Dégraissez-moi ça !

Petite balade dans le cauchemar américain

de Michael Moore

Éditions La Découverte
210 pages

Ce livre mettra de bonne humeur toutes celles et toutes ceux qui se battent contre leur patron en particulier, les capitalistes en général et tous les politiciens à leurs bottes. Au passage ils y apprendront pas mal de choses sur la vie sociale et politique aux Etats-Unis.

Dans sa préface à l'édition française, l'auteur se présente lui-même : « Mon père était ouvrier de l'industrie automobile. Je n'ai pas de diplômes universitaires. Vous n'aurez pas souvent l'occasion d'entendre l'opinion d'un Américain dans mon genre. » Profitons-en car cela décoiffe dans le bon sens, celui de la lutte des travailleurs contre ceux qui les exploitent et les licencient. Il est réjouissant de constater que la tournée de promotion aux Etats-Unis de son livre a été un grand succès relayé ensuite par celui de son film « The Big One ». Son film précédent « Roger et Moi » était une dénonciation au vitriol de la façon dont General Motors à fait basculer toute la population travailleuse de Flint dans la misère.

Ce livre ne fait pas double emploi avec le film « The Big One » mais procède du même humour féroce. Puisque ce système basé sur la recherche du profit maximum est absurde et délirant, pourquoi ne pas pousser sa logique à fond les manettes pour le clouer au pilori ? C'est ce qui amène Michael Moore à suggérer que General Motors vende du crack, ce qui serait plus rentable que de vendre des voitures. Détournant le langage des réactionnaires, il s'en prend à ces « assistés », ces « feignants » et ces « parasites », les capitalistes bien sûr, qui empochent chaque année 170 milliards de dollars, rien que de la part de l'Etat fédéral américain, au titre de « l'aide aux entreprises ».

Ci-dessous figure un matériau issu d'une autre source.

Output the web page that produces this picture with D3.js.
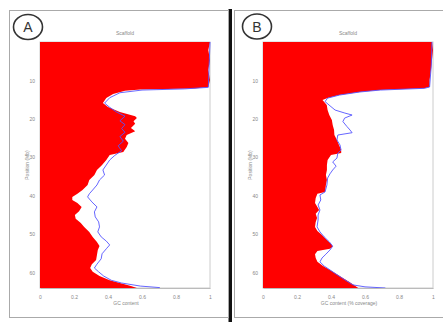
<!DOCTYPE html>
<html><head><meta charset="utf-8">
<script src="https://cdn.jsdelivr.net/npm/d3@7"></script>
<style>html,body{margin:0;padding:0;background:#fff;}svg{display:block;}</style>
</head><body>
<svg id="c" width="443" height="322"></svg>
<script>
// ---- data (position along y, fraction along x) ----
const yTicks = [10, 20, 30, 40, 50, 60];
const xTicks = [0, 0.2, 0.4, 0.6, 0.8, 1];

const redPosA = [0,2.1,4.7,7.3,9.9,11.7,12.1,12.36,12.7,13.5,14.6,15.9,16.9,18.2,19.3,19.8,20.6,21.3,22.4,23.2,24.2,25.2,26.3,27.3,28.6,29.4,30.7,32,33.3,34.6,35.9,37.2,38.5,39.5,40.3,41.1,41.9,42.9,44,45,46,47.1,48.1,49.4,50.7,52,53.1,54.1,55.4,56.7,57.8,58.8,59.8,60.9,62,62.7,63.5,64];
const redValA = [1.0,0.99,1.0,0.99,1.0,0.99,0.91,0.59,0.5,0.43,0.39,0.37,0.4,0.47,0.56,0.57,0.55,0.56,0.535,0.56,0.51,0.5,0.52,0.51,0.49,0.41,0.39,0.365,0.335,0.32,0.29,0.28,0.25,0.22,0.19,0.19,0.22,0.245,0.23,0.205,0.21,0.24,0.26,0.29,0.31,0.335,0.35,0.34,0.335,0.33,0.305,0.295,0.31,0.35,0.41,0.47,0.535,0.57];

const bluePosA = [0,6,11.8,12.2,12.5,13.2,14.5,15.9,17,18.2,19.3,20.5,21.5,22.5,23.5,24.6,25.8,27,28.3,29.5,30.7,32,33.3,34.6,35.9,37.2,38.5,39.5,40.3,41.6,42.9,44.2,45.5,46.8,48.1,49.4,50.7,51.8,52.8,53.8,55.1,56.4,57.8,58.8,59.8,60.9,62,62.7,63.5,63.9];
const blueValA = [1.0,0.995,0.99,0.85,0.6,0.47,0.41,0.38,0.41,0.45,0.5,0.47,0.5,0.48,0.5,0.47,0.49,0.46,0.48,0.44,0.41,0.39,0.37,0.38,0.35,0.335,0.31,0.29,0.28,0.305,0.335,0.32,0.325,0.345,0.35,0.34,0.36,0.39,0.41,0.39,0.365,0.36,0.335,0.32,0.345,0.375,0.42,0.48,0.59,0.705];

const redPosB = [0,2.1,4.7,7.3,9.9,11.7,12.05,12.5,13,13.8,14.6,15.1,16.4,17.7,19,20.3,21.6,22.9,24.2,25.5,26.8,28.1,28.9,29.4,30.7,32,33.3,34.6,35.9,37.2,39,39.5,40.6,41.9,42.9,43.7,44.7,45.8,46.8,48.1,49.2,50.2,51.5,52.5,53.3,53.8,54.4,55.2,56.2,57.2,58.3,59.3,60.4,61.4,62.4,63.2,64];
const redValB = [0.994,1.0,0.994,0.988,0.98,0.98,0.95,0.69,0.57,0.45,0.38,0.35,0.375,0.38,0.39,0.405,0.41,0.418,0.42,0.435,0.447,0.46,0.46,0.4,0.38,0.376,0.376,0.37,0.376,0.37,0.365,0.32,0.31,0.306,0.32,0.33,0.31,0.318,0.31,0.306,0.32,0.347,0.376,0.4,0.41,0.394,0.32,0.306,0.31,0.32,0.353,0.394,0.435,0.47,0.506,0.535,0.56];

const bluePosB = [0,6,11.7,12.05,12.5,13,13.8,14.6,15.5,16.6,17.7,18.5,19.0,19.8,20.7,22.0,22.9,23.6,24.2,25.5,26.8,28.1,28.9,30.2,31.2,32.3,33.3,34.3,35.4,37.2,39.0,39.8,41.1,42.4,43.7,45.0,46.3,48.1,49.4,50.7,52.0,53.1,54.1,55.2,56.2,57.2,58.3,59.3,60.4,61.4,62.4,63.2,63.7,64];
const blueValB = [0.994,0.99,0.98,0.95,0.69,0.57,0.45,0.38,0.365,0.394,0.424,0.482,0.524,0.48,0.47,0.494,0.512,0.524,0.44,0.435,0.453,0.459,0.44,0.435,0.41,0.43,0.41,0.394,0.38,0.376,0.365,0.335,0.34,0.324,0.335,0.324,0.324,0.318,0.335,0.36,0.39,0.41,0.394,0.37,0.347,0.335,0.36,0.394,0.43,0.465,0.5,0.53,0.6,0.72];

const panels = [
  {letter:"A", title:"Scaffold", xLabel:"GC content", yLabel:"Position (Mb)",
   box:[9,10,219,307], plot:[40,210], circle:[28,27],
   redPos:redPosA, redVal:redValA, bluePos:bluePosA, blueVal:blueValA},
  {letter:"B", title:"Scaffold", xLabel:"GC content (% coverage)", yLabel:"Position (Mb)",
   box:[234,10,209,307], plot:[263,433], circle:[257,26.5],
   redPos:redPosB, redVal:redValB, bluePos:bluePosB, blueVal:blueValB}
];

const svg = d3.select("#c");
const yTop = 42, yBot = 288;
const FONT = "Liberation Sans, Arial, sans-serif";

// separator bar
svg.append("rect").attr("x",228.5).attr("y",9).attr("width",3.5).attr("height",313).attr("fill","#111");

panels.forEach(p => {
  const g = svg.append("g");
  g.append("rect").attr("x",p.box[0]+0.5).attr("y",p.box[1]+0.5).attr("width",p.box[2]).attr("height",p.box[3])
    .attr("fill","none").attr("stroke","#aaa").attr("stroke-width",1);

  const x = d3.scaleLinear().domain([0,1]).range(p.plot);
  const y = d3.scaleLinear().domain([0,64]).range([yTop,yBot]);

  g.append("rect").attr("x",p.plot[0]).attr("y",yTop).attr("width",p.plot[1]-p.plot[0]).attr("height",yBot-yTop)
    .attr("fill","none").attr("stroke","#ccc").attr("stroke-width",1);

  const red = p.redPos.map((v,i)=>({pos:v,val:p.redVal[i]}));
  const blue = p.bluePos.map((v,i)=>({pos:v,val:p.blueVal[i]}));

  g.append("path").datum(red)
    .attr("d", d3.area().y(d=>y(d.pos)).x0(x(0)).x1(d=>x(d.val)))
    .attr("fill","#ff0000");

  g.append("path").datum(blue)
    .attr("d", d3.line().y(d=>y(d.pos)).x(d=>x(d.val)))
    .attr("fill","none").attr("stroke","#5555ff").attr("stroke-width",0.9);

  const xa = g.append("g").attr("transform",`translate(0,${yBot})`)
    .call(d3.axisBottom(x).tickValues(xTicks).tickSize(0).tickPadding(7).tickFormat(d=>d===0?"0":d===1?"1":d3.format(".1f")(d)));
  xa.select(".domain").attr("stroke","#bbb");
  xa.selectAll("text").attr("font-size",5).attr("fill","#888").attr("font-family",FONT);

  const ya = g.append("g").attr("transform",`translate(${p.plot[0]},0)`)
    .call(d3.axisLeft(y).tickValues(yTicks).tickSize(0).tickPadding(5));
  ya.select(".domain").remove();
  ya.selectAll("text").attr("font-size",5).attr("fill","#888").attr("font-family",FONT);

  g.append("text").attr("x",(p.plot[0]+p.plot[1])/2).attr("y",35).attr("text-anchor","middle")
    .attr("font-size",5).attr("fill","#888").attr("font-family",FONT).text(p.title);
  g.append("text").attr("x",(p.plot[0]+p.plot[1])/2 + 1).attr("y",305).attr("text-anchor","middle")
    .attr("font-size",5).attr("fill","#888").attr("font-family",FONT).text(p.xLabel);
  g.append("text").attr("transform",`translate(${p.plot[0]-11},${(yTop+yBot)/2}) rotate(-90)`).attr("text-anchor","middle")
    .attr("font-size",5).attr("fill","#888").attr("font-family",FONT).text(p.yLabel);

  g.append("ellipse").attr("cx",p.circle[0]).attr("cy",p.circle[1]).attr("rx",14.5).attr("ry",12.5)
    .attr("fill","none").attr("stroke","#333").attr("stroke-width",1.6);
  g.append("text").attr("x",p.circle[0]).attr("y",p.circle[1]+5).attr("text-anchor","middle")
    .attr("font-size",14).attr("fill","#333").attr("font-family",FONT).text(p.letter);
});
</script>
</body></html>
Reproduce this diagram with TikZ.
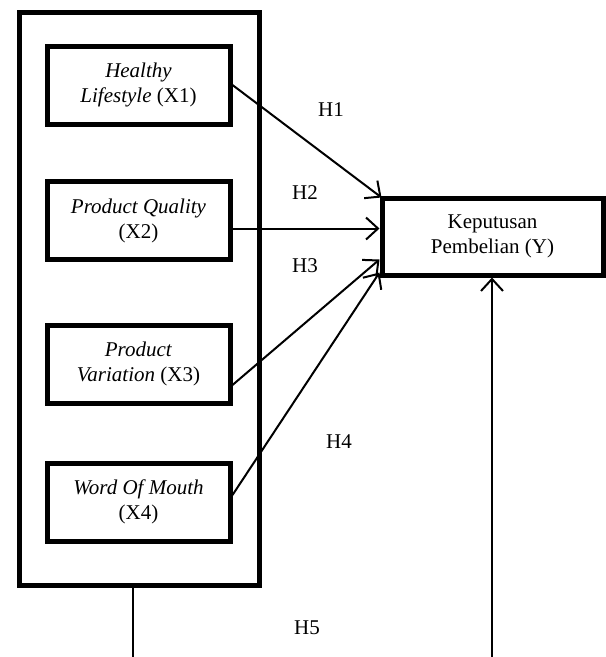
\documentclass[tikz,border=0pt]{standalone}
\usepackage{fontspec}
\setmainfont{Liberation Serif}
\usetikzlibrary{arrows.meta}
\begin{document}
\begin{tikzpicture}[x=1pt,y=-1pt,
  font=\fontsize{21}{25}\selectfont,
  varbox/.style={draw,line width=5pt,minimum width=183pt,minimum height=78pt,align=center,inner sep=0pt},
  grpbox/.style={draw,line width=5pt,minimum width=240pt,minimum height=573pt,inner sep=0pt},
  link/.style={line width=2pt},
  arr/.style={line width=2pt,-{Straight Barb[length=12pt,width=22pt,line width=2pt]}},
  hlab/.style={inner sep=0pt}]
\useasboundingbox (0,0) rectangle (606,657);
\node[grpbox] (grp) at (139,298.5) {};
\node[varbox] (x1) at (138.5,85) {\textit{Healthy}\\\textit{Lifestyle} (X1)};
\node[varbox] (x2) at (138.5,220.5) {\textit{Product Quality}\\(X2)};
\node[varbox] (x3) at (138.5,364) {\textit{Product}\\\textit{Variation} (X3)};
\node[varbox] (x4) at (138.5,502) {\textit{Word Of Mouth}\\(X4)};
\node[draw,line width=5pt,minimum width=221pt,minimum height=77pt,align=center,inner sep=0pt] (y) at (492.5,236.5) {Keputusan\\Pembelian (Y)};
\node[hlab] (h1) at (331,110) {H1};
\node[hlab] (h2) at (305,193) {H2};
\node[hlab] (h3) at (305,266) {H3};
\node[hlab] (h4) at (339,442) {H4};
\node[hlab] (h5) at (307,628) {H5};
\coordinate (b1) at (133,657);
\coordinate (b2) at (492,657);
\draw[arr] ([yshift=0pt]x1.east) -- ([xshift=2pt,yshift=-2pt]y.north west);
\draw[arr] ([yshift=-8pt]x2.east) -- ([yshift=-8pt]x2.east -| y.west);
\draw[arr] ([yshift=-21pt]x3.east) -- ([yshift=-23pt]y.west);
\draw[arr] ([yshift=7pt]x4.east) -- ([yshift=-36pt]y.west);
\draw[link] (grp.south -| b1) -- (b1);
\draw[arr] (b2) -- (b2 |- y.south);
\end{tikzpicture}
\end{document}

Personne n'est obligé d'apprécier toutes les plaisanteries de Mike mais tout le monde a le droit d'en rire de bon cœur. Dans le contexte politique et médiatique des Etats-Unis où les politiciens et lobbys réactionnaires sont omniprésents, certaines de ses facéties sont moins anodines qu'il n'y paraît pour un lecteur non-américain.

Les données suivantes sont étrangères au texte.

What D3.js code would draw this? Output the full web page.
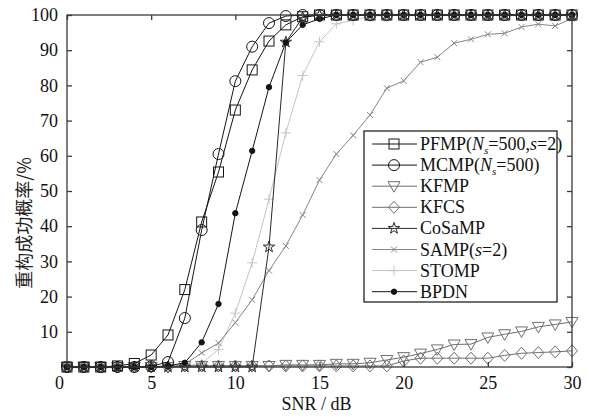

Son point de vue politique est celui d'un radical progressiste. Il n'est pas révolutionnaire. Personne n'est parfait. Mais un homme qui propose « dix façons de dégraisser les patrons » et écrit : « C'est au tour des patrons de trembler pour leur emploi » ne peut être entièrement mauvais. D'autant plus qu'il ne se contente pas de dénoncer mais encourage tous les salariés à s'organiser syndicalement et à agir sans relâche contre les patrons. Mais il est vrai que sur la question des délocalisations, Mickael Moore n'est pas très convaincant, aussi bien dans son livre que dans « The Big One ». Il faudrait être de mauvaise foi pour l'accuser de nationalisme, d'autant plus qu'en matière d'immigration, il est pour laisser entrer tout le monde aux USA, « sauf les fachos ». Cependant il n'échappe pas à un point de vue plus ou moins protectionniste à l'égard des travailleurs de son pays ou de sa région. Pour dépasser cette position étroite, il faut concevoir la lutte des travailleurs à l'échelle mondiale, comme celle d'une seule et même classe sociale. C'est d'ailleurs une question qui se pose à tous les syndicalistes, en France, aux Etats-Unis comme partout : protectionnisme ou internationalisme, il faut choisir.

Au fait, les révolutionnaires non plus ne sont pas parfaits. Même si nos idées sont vraiment les meilleures pour changer le monde, nous ne sommes pas très à l'aise dans l'emploi de cette arme qu'utilise Michael Moore contre les exploiteurs-licencieurs : l'humour corrosif qui contribue à ne pas se laisser dominer par ces gens-là.

Pour aller un tantinet dans cette direction, il faut lire et faire lire « Dégraissez-moi ça ! ».